ICIJ / datashare

A self-hosted search engine for documents.
https://datashare.icij.org
GNU Affero General Public License v3.0
588 stars 52 forks source link

feat: distribute task related messages to specific worker pools using namespacing #1385

Closed ClemDoum closed 3 weeks ago

ClemDoum commented 5 months ago

Feature description

Current behavior

Currently task related messages (task creation, errors, result, events) are not name-spaced. This results in all agents (workers) receiving all messages. Messages task can't be routed to specific workers, this is problematic as all worker can't execute any task.

Expected behavior

Tasks should support name-spacing so that specific messages (task creation, errors, result, events) can be routed to specific agents (workers, event logger, task manager).

Practical use cases

The name-spacing used here is very hypothetical and only chosen to illustrate examples.

Implement functional and resource isolation

Implement the same functionality in several languages: NLP workers

Name-spacing will also enable to have the same functional task executed by workers implemented in different languages. For instance to perform NLP task we could route some task to Java worker for CoreNLP processing, while routing some task to Python workers for spacy processing:

Prioritizing tasks

This is only a nice to have, but name-spacing could help to distribute the same task with a priority: datashare.some.task.high, datashare.some.task.low and then using queue priority (for AMQP) or assign a different number of worker for each namespace part.

Potential implementations

AMQP

Topic exchanges + routing keys could be used to implement name-spacing.

Redis

Queue names could be leveraged to implement name-spacing

Memory (TBD)

github-actions[bot] commented 4 months ago

This issue is stale because it has been open for 40 days with no activity.

github-actions[bot] commented 2 months ago

This issue is stale because it has been open for 40 days with no activity.

github-actions[bot] commented 1 month ago

This issue is stale because it has been open for 40 days with no activity.

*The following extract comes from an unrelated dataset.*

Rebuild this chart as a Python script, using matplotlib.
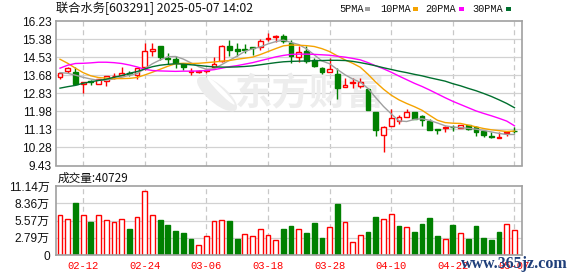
import numpy as np
import matplotlib
matplotlib.use("Agg")
import matplotlib.pyplot as plt
from matplotlib.patches import Rectangle, Ellipse

# trading days shown (02-07 .. 05-07)
dates = ["02-07", "02-10", "02-11", "02-12", "02-13", "02-14", "02-17", "02-18", "02-19", "02-20",
         "02-21", "02-24", "02-25", "02-26", "02-27", "02-28", "03-03", "03-04", "03-05", "03-06",
         "03-07", "03-10", "03-11", "03-12", "03-13", "03-14", "03-17", "03-18", "03-19", "03-20",
         "03-21", "03-24", "03-25", "03-26", "03-27", "03-28", "03-31", "04-01", "04-02", "04-03",
         "04-07", "04-08", "04-09", "04-10", "04-11", "04-14", "04-15", "04-16", "04-17", "04-18",
         "04-21", "04-22", "04-23", "04-24", "04-25", "04-28", "04-29", "04-30", "05-06", "05-07"]
tick_dates = ["02-12", "02-24", "03-06", "03-18", "03-28", "04-10", "04-22", "05-07"]

opens = [13.59, 13.88, 13.82, 13.26, 13.41, 13.26, 13.40, 13.62, 13.70, 13.80,
         13.70, 14.05, 14.84, 15.06, 14.51, 14.43, 14.20, 13.85, 13.85, 13.89,
         14.07, 14.33, 15.06, 14.91, 14.93, 14.99, 14.99, 15.37, 15.46, 15.53,
         15.18, 14.52, 14.84, 14.40, 14.01, 13.85, 13.74, 13.12, 13.33, 13.15,
         13.02, 11.93, 10.88, 11.30, 11.54, 11.69, 11.94, 11.77, 11.53, 11.16,
         11.19, 11.24, 11.18, 11.33, 11.24, 11.06, 10.83, 10.72, 10.96, 11.07]
highs = [13.85, 14.05, 14.05, 13.38, 13.47, 13.49, 13.65, 13.80, 14.07, 13.90,
         14.04, 15.21, 15.21, 15.06, 14.71, 14.59, 14.27, 14.01, 13.93, 13.96,
         14.52, 15.09, 15.34, 15.18, 15.15, 15.03, 15.37, 15.65, 15.57, 15.62,
         15.34, 15.06, 15.06, 14.48, 14.05, 14.48, 14.01, 13.54, 13.54, 13.54,
         13.07, 11.93, 11.30, 12.08, 11.82, 12.08, 11.94, 11.82, 11.61, 11.16,
         11.27, 11.35, 11.32, 11.33, 11.27, 11.06, 10.99, 11.00, 10.99, 11.24]
lows = [13.49, 13.80, 13.23, 12.86, 13.21, 13.26, 13.15, 13.49, 13.68, 13.65,
        13.49, 13.93, 14.59, 14.40, 14.21, 14.01, 13.93, 13.70, 13.77, 13.77,
        14.04, 14.30, 14.59, 14.59, 14.71, 14.65, 14.87, 15.29, 15.26, 15.18,
        14.27, 14.32, 14.27, 14.05, 13.74, 13.85, 12.57, 13.12, 13.07, 13.07,
        12.02, 10.83, 10.05, 11.30, 11.39, 11.69, 11.61, 11.30, 11.08, 10.93,
        10.99, 11.03, 11.18, 11.11, 10.80, 10.75, 10.74, 10.72, 10.83, 10.96]
closes = [13.80, 14.01, 13.27, 13.35, 13.35, 13.49, 13.62, 13.66, 13.80, 13.74,
          14.01, 14.82, 14.90, 14.52, 14.43, 14.24, 14.05, 13.87, 13.85, 13.92,
          14.21, 15.05, 14.87, 14.84, 14.87, 14.96, 15.31, 15.42, 15.53, 15.31,
          14.56, 14.79, 14.37, 14.13, 13.85, 13.96, 13.07, 13.23, 13.36, 13.34,
          12.02, 11.08, 11.22, 11.66, 11.69, 11.93, 11.61, 11.55, 11.08, 11.08,
          11.24, 11.22, 11.32, 11.14, 11.03, 10.85, 10.78, 10.75, 10.99, 11.04]

ma5 = [13.80, 13.77, 13.68, 13.58, 13.50, 13.44, 13.45, 13.50, 13.58, 13.68,
       13.76, 13.98, 14.22, 14.40, 14.55, 14.56, 14.44, 14.26, 14.08, 13.96,
       13.98, 14.18, 14.38, 14.58, 14.80, 14.92, 15.01, 15.15, 15.26, 15.33,
       15.22, 15.12, 14.92, 14.64, 14.35, 14.22, 13.95, 13.70, 13.50, 13.35,
       13.05, 12.62, 12.21, 11.86, 11.53, 11.50, 11.60, 11.63, 11.55, 11.43,
       11.30, 11.24, 11.21, 11.18, 11.14, 11.08, 11.01, 10.94, 10.89, 10.89]
ma10 = [14.43, 14.24, 14.01, 13.80, 13.65, 13.57, 13.54, 13.52, 13.52, 13.53,
        13.57, 13.69, 13.82, 13.96, 14.10, 14.22, 14.24, 14.23, 14.24, 14.27,
        14.30, 14.34, 14.37, 14.43, 14.48, 14.53, 14.65, 14.79, 14.93, 15.06,
        15.10, 15.09, 15.07, 15.03, 14.93, 14.79, 14.59, 14.40, 14.24, 14.05,
        13.72, 13.35, 13.02, 12.74, 12.52, 12.35, 12.20, 12.03, 11.79, 11.56,
        11.45, 11.42, 11.41, 11.33, 11.25, 11.17, 11.11, 11.07, 11.03, 11.05]
ma20 = [14.01, 14.15, 14.23, 14.24, 14.26, 14.29, 14.29, 14.27, 14.23, 14.16,
        14.07, 13.96, 13.90, 13.88, 13.87, 13.86, 13.87, 13.87, 13.88, 13.90,
        13.94, 14.01, 14.08, 14.13, 14.20, 14.27, 14.36, 14.45, 14.54, 14.61,
        14.66, 14.67, 14.67, 14.66, 14.64, 14.62, 14.57, 14.53, 14.47, 14.40,
        14.27, 14.12, 13.98, 13.82, 13.64, 13.47, 13.30, 13.15, 12.98, 12.80,
        12.62, 12.45, 12.30, 12.15, 12.00, 11.88, 11.77, 11.65, 11.52, 11.30]
ma30 = [13.07, 13.14, 13.20, 13.30, 13.37, 13.43, 13.49, 13.58, 13.66, 13.77,
        13.85, 13.97, 14.08, 14.15, 14.19, 14.22, 14.20, 14.17, 14.14, 14.10,
        14.07, 14.06, 14.06, 14.07, 14.09, 14.12, 14.17, 14.22, 14.27, 14.31,
        14.33, 14.34, 14.35, 14.36, 14.37, 14.38, 14.38, 14.37, 14.33, 14.27,
        14.20, 14.12, 14.03, 13.95, 13.87, 13.80, 13.72, 13.65, 13.56, 13.48,
        13.40, 13.28, 13.18, 13.06, 12.95, 12.82, 12.68, 12.52, 12.35, 12.15]

# volume in 万 shares, and whether the bar is drawn as "up" (red hollow)
volume = [6.46, 5.76, 8.45, 6.46, 5.38, 6.46, 5.65, 5.27, 5.76, 4.20,
          6.13, 10.33, 6.46, 5.65, 4.84, 3.87, 3.60, 2.58, 1.61, 3.07,
          5.49, 5.65, 5.49, 2.58, 3.39, 3.07, 4.20, 3.23, 2.42, 4.20,
          4.68, 4.20, 3.60, 5.22, 2.80, 4.52, 8.28, 5.33, 2.10, 3.23,
          3.76, 6.13, 5.76, 6.62, 4.68, 4.46, 3.71, 5.00, 5.97, 3.07,
          2.53, 4.84, 3.50, 2.58, 4.68, 2.69, 2.42, 3.71, 4.95, 4.07]
vol_up = [1, 1, 0, 1, 0, 1, 1, 1, 1, 0, 1, 1, 1, 0, 0, 0, 0, 0, 1, 1,
          1, 1, 0, 0, 1, 1, 1, 1, 1, 0, 0, 1, 0, 0, 0, 1, 0, 1, 1, 1,
          0, 0, 1, 1, 0, 1, 0, 0, 0, 0, 1, 0, 1, 0, 0, 0, 0, 0, 1, 1]

price_ticks = [9.43, 10.28, 11.13, 11.98, 12.83, 13.68, 14.53, 15.38, 16.23]
vol_ticks = [0, 2.79, 5.57, 8.36, 11.14]
last_vol = 40729

RED = "#ff0000"
GREEN = "#008000"
GRID = "#d2d2d2"
FRAME = "#a0a0a0"
MARK = "#ededed"
CJK = ["Noto Sans CJK SC", "DejaVu Sans"]

W, H = 578, 276
fig = plt.figure(figsize=(W / 100, H / 100), dpi=100)

def px_axes(x0, y0, x1, y1):
    return fig.add_axes([x0 / W, 1 - y1 / H, (x1 - x0) / W, (y1 - y0) / H])

def px(xp, yp):
    return (xp / W, 1 - yp / H)

ax = px_axes(56, 21, 522, 165.5)
axv = px_axes(56, 186, 522, 255)

n = len(closes)
x = np.arange(n)
tick_pos = [dates.index(d) for d in tick_dates]
bw = 0.62

for a in (ax, axv):
    a.set_xlim(-0.52, n - 0.02)
    for s in a.spines.values():
        s.set_color(FRAME)
        s.set_linewidth(1.2)
    for t in tick_pos:
        a.axvline(t, color="#c8c8c8", lw=0.9, ls=(0, (4, 3)), zorder=0)

# price panel
ax.set_ylim(price_ticks[0], price_ticks[-1])
ax.set_yticks(price_ticks)
ax.set_yticklabels([f"{v:.2f}" for v in price_ticks], fontsize=8.6,
                   family="Liberation Sans", color="#111111")
for v in price_ticks[1:-1]:
    ax.axhline(v, color=GRID, lw=0.9, zorder=0)
ax.set_xticks(tick_pos)
ax.set_xticklabels([])
ax.tick_params(length=0, pad=3)

# watermark (logo leaf + name)
ax.add_patch(Ellipse(px(217, 94), 24 / W, 38 / H, angle=25, transform=fig.transFigure,
                     facecolor=MARK, edgecolor="none", zorder=0.5))
ax.add_patch(Ellipse(px(221, 91), 6 / W, 30 / H, angle=25, transform=fig.transFigure,
                     facecolor="white", edgecolor="none", zorder=0.6))
ax.text(*px(310, 94), "东方财富", transform=fig.transFigure, fontsize=27,
        fontweight="bold", family=CJK, color=MARK, ha="center", va="center", zorder=0.5)

for i in x:
    o, h, l, c = opens[i], highs[i], lows[i], closes[i]
    up = c >= o
    col = RED if up else GREEN
    top, bot = max(o, c), min(o, c)
    ax.plot([i, i], [top, h], color=col, lw=1, zorder=2, solid_capstyle="butt")
    ax.plot([i, i], [l, bot], color=col, lw=1, zorder=2, solid_capstyle="butt")
    body = max(top - bot, 0.012)
    ax.add_patch(Rectangle((i - bw / 2, bot), bw, body,
                           facecolor="white" if up else col, edgecolor=col,
                           lw=1, zorder=2.5))

ax.plot(x, ma5, color="#a0a0a0", lw=1, zorder=3)
ax.plot(x, ma10, color="#f5a300", lw=1, zorder=3)
ax.plot(x, ma20, color="#ff00ff", lw=1, zorder=3)
ax.plot(x, ma30, color="#006f2e", lw=1, zorder=3)

# volume panel
axv.set_ylim(0, vol_ticks[-1])
axv.set_yticks(vol_ticks)
axv.set_yticklabels(["0"] + [f"{v:.2f}万" for v in vol_ticks[1:]], fontsize=8.6,
                    family=["Liberation Sans", "Noto Sans CJK SC"], color="#111111")
for v in vol_ticks[1:-1]:
    axv.axhline(v, color=GRID, lw=0.9, zorder=0)
for i in x:
    col = RED if vol_up[i] else GREEN
    axv.bar(i, volume[i], width=bw, facecolor="white" if vol_up[i] else col,
            edgecolor=col, lw=1, zorder=2)
axv.set_xticks(tick_pos)
axv.set_xticklabels(tick_dates, fontsize=7.6, family="Liberation Mono", color=RED)
axv.tick_params(length=0, pad=4.5)

# header texts
fig.text(*px(56, 8.5), "联合水务[603291] 2025-05-07 14:02", fontsize=8.8,
         family=CJK, va="center", ha="left", color="#111111")
fig.text(*px(58, 178), f"成交量:{last_vol}", fontsize=8.4,
         family=CJK, va="center", ha="left", color="#111111")

legend = [("5PMA", 339, 365, "#a0a0a0"), ("10PMA", 380, 413, "#f5a300"),
          ("20PMA", 425, 459, "#ff00ff"), ("30PMA", 472, 506, "#006f2e")]
for label, tx, sx, col in legend:
    fig.text(*px(tx, 9), label, fontsize=7.4, family="Liberation Mono",
             va="center", ha="left", color="#111111")
    fig.patches.append(Rectangle(px(sx, 10.5), 5 / W, 3.5 / H,
                                 transform=fig.transFigure, facecolor=col,
                                 edgecolor="none"))

# site watermark drawn over the last date label, as in the source image
fig.text(*px(514, 264), "www.365jz.com", fontsize=11.5, family="Liberation Serif",
         fontweight="bold", color="#1f3f7a", ha="center", va="center", zorder=5)

fig.savefig("out.png", dpi=100)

ClemDoum commented 1 month ago

If first attempt/POC of namespacing has been implemented in Python, to be able to split communication between the TM and different workers coming from same app.

The finale/exact namespacing strategy is still TBD, but it probably quite quick to implement on the Python side (probably just changing a naming/routing strategy).

bamthomas commented 3 weeks ago

See how it will perform with actual filtering on the consumers side? To be reopen for optimisation (if tasks are ending in deadletter queues).